Chicago police traffic stops plummeted last year, but the drop varied wildly across the city, and sharp racial disparities persisted, a WBEZ analysis of Illinois Department of Transportation data found.
Compared to the previous year, 2024 vehicle stops by the Chicago Police Department fell 45% citywide, with declines in all 22 police districts, according to the analysis. Yet while seven districts reduced their traffic stops by more than 60%, four others cut them by less than 20%.
For the first time in nearly a decade, Black drivers accounted for less than half of stops citywide in 2024, amid shock waves and promises of reform after the fatal shooting of Dexter Reed during a traffic stop. But IDOT mileage rate ratios for last year show the police department was still four times more likely to pull over Black and Latino drivers than white ones.
“The great disparity in reduction raises questions as to what actually is happening behind the scenes at CPD to result in that decrease and how effective it will be long term,” said Amy Thompson, an attorney with the Chicago nonprofit Impact for Equity.
Thompson’s group is part of a coalition that says cops are still pulling over too many Black and Latino people for minor issues, such as expired plates or broken taillights, as a pretext to fish for evidence of serious crimes. The number of Black and Latino stops for nonmoving violations accounted for nearly 57% of all police department traffic stops in 2024.

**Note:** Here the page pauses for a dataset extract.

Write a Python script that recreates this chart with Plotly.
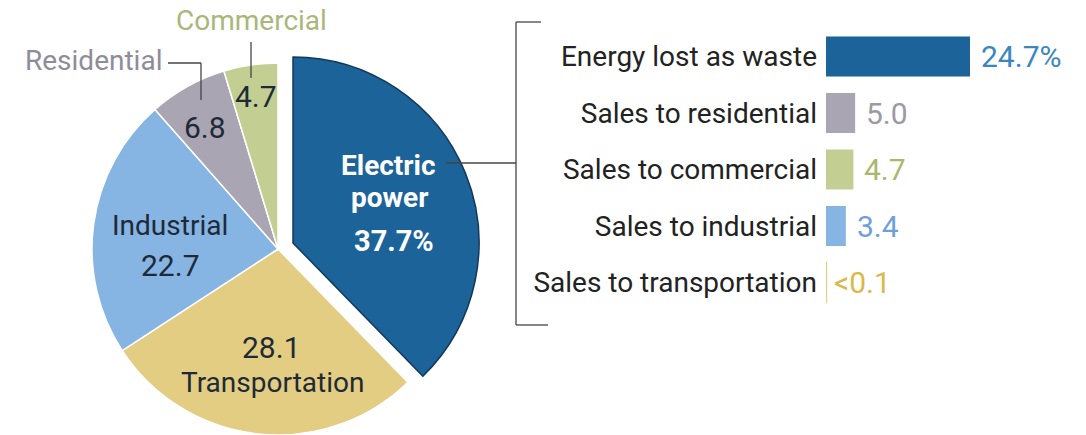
import plotly.graph_objects as go

W, H = 1086, 435

# ---- data ----
pie_labels = ["Electric power", "Transportation", "Industrial", "Residential", "Commercial"]
pie_values = [37.7, 28.1, 22.7, 6.8, 4.7]
pie_colors = ["#1b6399", "#e3cd82", "#86b4e3", "#a9a5b3", "#c3cf92"]

bar_labels = ["Energy lost as waste", "Sales to residential", "Sales to commercial",
              "Sales to industrial", "Sales to transportation"]
bar_values = [24.7, 5.0, 4.7, 3.4, 0.1]
bar_text = ["24.7%", "5.0", "4.7", "3.4", "<0.1"]
bar_colors = ["#1b6399", "#a9a5b3", "#c3cf92", "#86b4e3", "#e6cf7f"]
bar_text_colors = ["#3a86bf", "#9c99a4", "#a9b86a", "#6e9fd8", "#d9b94a"]

FONT = "Roboto"
DARK = "#1e2a38"
TXT = 28
NUM = 30


def px(x):
    return x / W


def py(y):
    return 1 - y / H


fig = go.Figure()

# base pie (electric slice hidden, drawn pulled separately)
R = 186
cx, cy = 278, 249
base_colors = ["rgba(0,0,0,0)"] + pie_colors[1:]
base_lines = ["rgba(0,0,0,0)"] + ["white"] * 4
fig.add_trace(go.Pie(
    labels=pie_labels, values=pie_values, sort=False, direction="clockwise", rotation=0,
    marker=dict(colors=base_colors, line=dict(color=base_lines, width=1.5)),
    textinfo="none", hoverinfo="label+value",
    domain=dict(x=[px(cx - R), px(cx + R)], y=[py(cy + R), py(cy - R)]),
    showlegend=False,
))
# pulled electric slice
dx, dy = 15, -6
top_colors = [pie_colors[0]] + ["rgba(0,0,0,0)"] * 4
top_lines = ["#12395a"] + ["rgba(0,0,0,0)"] * 4
fig.add_trace(go.Pie(
    labels=pie_labels, values=pie_values, sort=False, direction="clockwise", rotation=0,
    marker=dict(colors=top_colors, line=dict(color=top_lines, width=1.5)),
    textinfo="none", hoverinfo="skip",
    domain=dict(x=[px(cx + dx - R), px(cx + dx + R)], y=[py(cy + dy + R), py(cy + dy - R)]),
    showlegend=False,
))

# bar chart
fig.add_trace(go.Bar(
    y=bar_labels, x=bar_values, orientation="h",
    marker=dict(color=bar_colors, line=dict(color=bar_colors, width=[0, 0, 0, 0, 1.2])),
    xaxis="x", yaxis="y", showlegend=False, hoverinfo="y+x",
))

pitch = 56.5
row0 = 56.5
y_top = row0 - pitch / 2
y_bot = row0 + 4 * pitch + pitch / 2
bar_x0 = 826
scale = 144 / 24.7

fig.update_layout(
    width=W, height=H, autosize=False,
    margin=dict(l=0, r=0, t=0, b=0),
    paper_bgcolor="white", plot_bgcolor="white",
    font=dict(family=FONT, color=DARK),
    bargap=0.29,
    xaxis=dict(domain=[px(bar_x0), 1], range=[0, (W - bar_x0) / scale],
               visible=False, fixedrange=True),
    yaxis=dict(domain=[py(y_bot), py(y_top)], autorange="reversed",
               showgrid=False, zeroline=False, showline=False, ticks="",
               ticklabelstandoff=8, tickfont=dict(size=TXT, color="#222222", family=FONT),
               fixedrange=True),
)

ann = []
for lab_, v, t, c in zip(bar_labels, bar_values, bar_text, bar_text_colors):
    ann.append(dict(x=v, y=lab_, xref="x", yref="y", text=t, showarrow=False,
                    xanchor="left", xshift=9 if v > 1 else 5,
                    font=dict(size=NUM, color=c, family=FONT)))


def lab(x, y, text, size=TXT, color=DARK, bold=False):
    if bold:
        text = "<b>" + text + "</b>"
    ann.append(dict(x=px(x), y=py(y), xref="paper", yref="paper", text=text,
                    showarrow=False, xanchor="center", yanchor="middle",
                    font=dict(size=size, color=color, family=FONT)))


lab(388, 165, "Electric", 28, "white", True)
lab(390, 197, "power", 28, "white", True)
lab(394, 241, "37.7%", 29, "white", True)
lab(271, 347, "28.1", NUM)
lab(272, 382, "Transportation")
lab(170, 225, "Industrial")
lab(170, 265, "22.7", NUM)
lab(205, 127, "6.8", NUM)
lab(256, 96, "4.7", NUM)
ann.append(dict(x=px(164), y=py(61), xref="paper", yref="paper", text="Residential",
                showarrow=False, xanchor="right", yanchor="middle",
                font=dict(size=TXT, color="#8f8c99", family=FONT)))
lab(251, 21, "Commercial", TXT, "#a9b77a")

fig.update_layout(annotations=ann)

LINE = dict(color="#444444", width=1.3)
shapes = []


def seg(x0, y0, x1, y1, line=LINE):
    shapes.append(dict(type="line", xref="paper", yref="paper",
                       x0=px(x0), y0=py(y0), x1=px(x1), y1=py(y1), line=line))


# leaders
seg(168, 63, 201, 63)
seg(201, 63, 201, 100)
seg(251, 42, 251, 78)
# connector + bracket
seg(446, 163, 516, 163)
seg(516, 22, 516, 325)
seg(516, 22, 541, 22)
seg(516, 325, 548, 325)
fig.update_layout(shapes=shapes)

fig.write_html("out.html", config={"displayModeBar": False},
               post_script="document.body.style.margin='0px';")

In April, the police department proposed a traffic stop policy that endorses pretextual stops. A police oversight panel, the Community Commission for Public Safety and Accountability, detailed “significant and consequential” objections to the proposal and said stops for vehicle equipment and license violations “do more harm than good and should therefore be prohibited, with some exceptions.”
A public comment period on the policy ended Monday.
A department statement to WBEZ says Chicago Police Supt. Larry Snelling is committed to developing and implementing a policy that is “rooted in constitutional policing” and that “aims to build trust in our communities by providing clear guidelines on traffic stops.”
The department said it’s negotiating with Illinois Attorney General Kwame Raoul’s office and a federal court-appointed monitoring team to add traffic stop provisions to a police reform agreement known as the consent decree.
“As this process continues, we are continuously reviewing our use of traffic stops and providing 4th Amendment training to all officers,” the department statement said, referring to constitutional protection from unreasonable searches and seizures by the government.
An investigation by the Chicago Sun-Times and the Investigative Project on Race and Equity found that, although the police department reduced its traffic stops last year, a far greater number of stops ended in violence.
Traffic stops became one of the police department’s main strategies for seizing illegal guns and drugs after cops curtailed pedestrian stops in late 2015. The shift away from stop-and-frisk policing followed the court-ordered release of video showing a Chicago officer fatally shooting teenager Laquan McDonald. The shooting and an alleged cover-up for the officer sparked a public outcry and a federal investigation of the department that led to the consent decree.
Another factor in the police department’s shift from pedestrian to traffic stops was an agreement with the ACLU of Illinois that took effect at the beginning of 2016 and lengthened the documentation required of officers for a pedestrian stop.
But the traffic stops led to more controversy. A 2023 federal class-action lawsuit brought by the ACLU called the new strategy part of the police department’s “long and sordid history of employing mass-stop policing tactics that discriminate on the basis of race and national origin.”
In a court filing last fall, Mayor Brandon Johnson’s administration denied that allegation. The suit remains pending.
The Reed killing took place March 21, 2024. Police officials initially said the traffic stop stemmed from a seat belt violation. Johnson’s administration argued later that Reed was pulled over for illegally tinted windows.